• Exercise objective: Quote each line of the material verbatim, without the pictures.

— START OF Given data —

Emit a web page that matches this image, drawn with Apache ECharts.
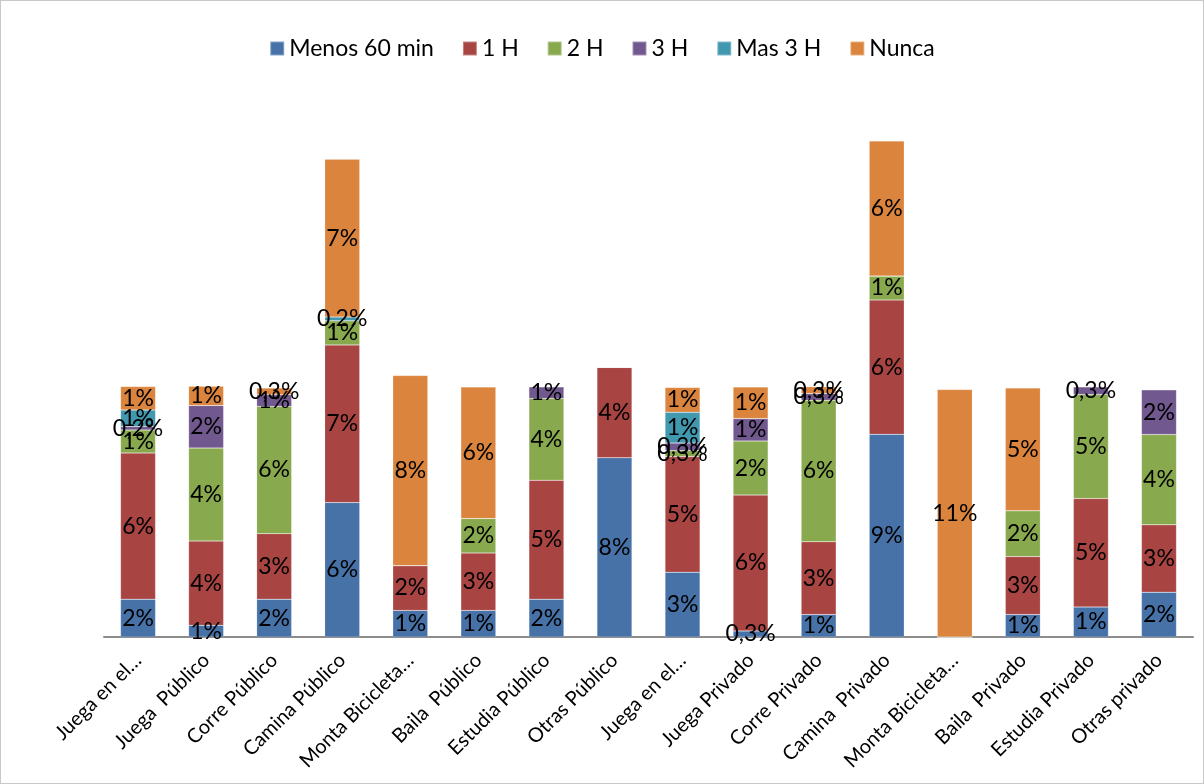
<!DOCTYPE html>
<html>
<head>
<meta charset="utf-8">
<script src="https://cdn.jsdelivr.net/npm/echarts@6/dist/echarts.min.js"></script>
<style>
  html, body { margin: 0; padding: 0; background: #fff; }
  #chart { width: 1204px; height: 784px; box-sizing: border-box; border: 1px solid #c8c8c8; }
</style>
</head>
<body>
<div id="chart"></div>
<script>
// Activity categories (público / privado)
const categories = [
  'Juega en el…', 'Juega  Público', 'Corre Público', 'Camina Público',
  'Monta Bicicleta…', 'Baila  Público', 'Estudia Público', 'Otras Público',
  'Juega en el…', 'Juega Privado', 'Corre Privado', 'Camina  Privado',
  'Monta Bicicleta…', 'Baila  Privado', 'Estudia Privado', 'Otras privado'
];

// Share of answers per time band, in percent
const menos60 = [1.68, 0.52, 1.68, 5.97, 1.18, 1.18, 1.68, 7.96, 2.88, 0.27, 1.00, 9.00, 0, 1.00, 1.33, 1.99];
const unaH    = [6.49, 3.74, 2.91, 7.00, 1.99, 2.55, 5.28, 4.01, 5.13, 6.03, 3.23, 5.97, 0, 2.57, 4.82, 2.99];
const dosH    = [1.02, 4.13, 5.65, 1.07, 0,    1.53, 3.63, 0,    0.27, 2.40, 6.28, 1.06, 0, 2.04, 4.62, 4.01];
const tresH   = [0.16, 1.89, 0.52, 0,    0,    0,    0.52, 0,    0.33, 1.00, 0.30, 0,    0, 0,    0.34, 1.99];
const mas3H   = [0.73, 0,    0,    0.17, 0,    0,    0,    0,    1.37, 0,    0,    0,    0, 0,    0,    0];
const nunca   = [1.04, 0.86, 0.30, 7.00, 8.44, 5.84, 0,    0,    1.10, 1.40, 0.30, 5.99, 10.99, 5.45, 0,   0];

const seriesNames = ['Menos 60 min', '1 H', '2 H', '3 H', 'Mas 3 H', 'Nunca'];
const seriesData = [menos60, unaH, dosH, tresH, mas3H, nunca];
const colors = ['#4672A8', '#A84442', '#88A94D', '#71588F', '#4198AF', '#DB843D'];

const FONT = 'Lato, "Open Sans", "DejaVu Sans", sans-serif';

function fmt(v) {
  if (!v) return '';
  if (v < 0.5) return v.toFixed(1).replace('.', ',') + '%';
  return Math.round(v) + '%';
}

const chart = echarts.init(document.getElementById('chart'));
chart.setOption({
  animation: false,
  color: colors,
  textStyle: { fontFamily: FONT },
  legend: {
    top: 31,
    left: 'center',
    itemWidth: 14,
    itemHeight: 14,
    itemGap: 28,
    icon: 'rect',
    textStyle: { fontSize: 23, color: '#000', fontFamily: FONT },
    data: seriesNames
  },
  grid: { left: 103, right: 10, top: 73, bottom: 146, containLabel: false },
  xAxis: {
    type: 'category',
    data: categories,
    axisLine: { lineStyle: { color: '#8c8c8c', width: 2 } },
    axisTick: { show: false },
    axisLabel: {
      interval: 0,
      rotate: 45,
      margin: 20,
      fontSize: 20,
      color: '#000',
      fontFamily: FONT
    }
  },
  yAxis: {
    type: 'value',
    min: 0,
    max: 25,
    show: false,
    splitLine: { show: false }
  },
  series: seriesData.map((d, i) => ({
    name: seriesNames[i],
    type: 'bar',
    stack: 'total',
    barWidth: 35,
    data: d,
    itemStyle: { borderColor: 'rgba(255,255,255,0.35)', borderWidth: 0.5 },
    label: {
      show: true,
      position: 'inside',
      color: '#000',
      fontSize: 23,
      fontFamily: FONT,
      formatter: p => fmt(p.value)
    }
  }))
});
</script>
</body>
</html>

— END OF Given data —

• Exercise output:
Emit a web page that matches this image, drawn with Apache ECharts.
<!DOCTYPE html>
<html>
<head>
<meta charset="utf-8">
<script src="https://cdn.jsdelivr.net/npm/echarts@6/dist/echarts.min.js"></script>
<style>
  html, body { margin: 0; padding: 0; background: #fff; }
  #chart { width: 1204px; height: 784px; box-sizing: border-box; border: 1px solid #c8c8c8; }
</style>
</head>
<body>
<div id="chart"></div>
<script>
// Activity categories (público / privado)
const categories = [
  'Juega en el…', 'Juega  Público', 'Corre Público', 'Camina Público',
  'Monta Bicicleta…', 'Baila  Público', 'Estudia Público', 'Otras Público',
  'Juega en el…', 'Juega Privado', 'Corre Privado', 'Camina  Privado',
  'Monta Bicicleta…', 'Baila  Privado', 'Estudia Privado', 'Otras privado'
];

// Share of answers per time band, in percent
const menos60 = [1.68, 0.52, 1.68, 5.97, 1.18, 1.18, 1.68, 7.96, 2.88, 0.27, 1.00, 9.00, 0, 1.00, 1.33, 1.99];
const unaH    = [6.49, 3.74, 2.91, 7.00, 1.99, 2.55, 5.28, 4.01, 5.13, 6.03, 3.23, 5.97, 0, 2.57, 4.82, 2.99];
const dosH    = [1.02, 4.13, 5.65, 1.07, 0,    1.53, 3.63, 0,    0.27, 2.40, 6.28, 1.06, 0, 2.04, 4.62, 4.01];
const tresH   = [0.16, 1.89, 0.52, 0,    0,    0,    0.52, 0,    0.33, 1.00, 0.30, 0,    0, 0,    0.34, 1.99];
const mas3H   = [0.73, 0,    0,    0.17, 0,    0,    0,    0,    1.37, 0,    0,    0,    0, 0,    0,    0];
const nunca   = [1.04, 0.86, 0.30, 7.00, 8.44, 5.84, 0,    0,    1.10, 1.40, 0.30, 5.99, 10.99, 5.45, 0,   0];

const seriesNames = ['Menos 60 min', '1 H', '2 H', '3 H', 'Mas 3 H', 'Nunca'];
const seriesData = [menos60, unaH, dosH, tresH, mas3H, nunca];
const colors = ['#4672A8', '#A84442', '#88A94D', '#71588F', '#4198AF', '#DB843D'];

const FONT = 'Lato, "Open Sans", "DejaVu Sans", sans-serif';

function fmt(v) {
  if (!v) return '';
  if (v < 0.5) return v.toFixed(1).replace('.', ',') + '%';
  return Math.round(v) + '%';
}

const chart = echarts.init(document.getElementById('chart'));
chart.setOption({
  animation: false,
  color: colors,
  textStyle: { fontFamily: FONT },
  legend: {
    top: 31,
    left: 'center',
    itemWidth: 14,
    itemHeight: 14,
    itemGap: 28,
    icon: 'rect',
    textStyle: { fontSize: 23, color: '#000', fontFamily: FONT },
    data: seriesNames
  },
  grid: { left: 103, right: 10, top: 73, bottom: 146, containLabel: false },
  xAxis: {
    type: 'category',
    data: categories,
    axisLine: { lineStyle: { color: '#8c8c8c', width: 2 } },
    axisTick: { show: false },
    axisLabel: {
      interval: 0,
      rotate: 45,
      margin: 20,
      fontSize: 20,
      color: '#000',
      fontFamily: FONT
    }
  },
  yAxis: {
    type: 'value',
    min: 0,
    max: 25,
    show: false,
    splitLine: { show: false }
  },
  series: seriesData.map((d, i) => ({
    name: seriesNames[i],
    type: 'bar',
    stack: 'total',
    barWidth: 35,
    data: d,
    itemStyle: { borderColor: 'rgba(255,255,255,0.35)', borderWidth: 0.5 },
    label: {
      show: true,
      position: 'inside',
      color: '#000',
      fontSize: 23,
      fontFamily: FONT,
      formatter: p => fmt(p.value)
    }
  }))
});
</script>
</body>
</html>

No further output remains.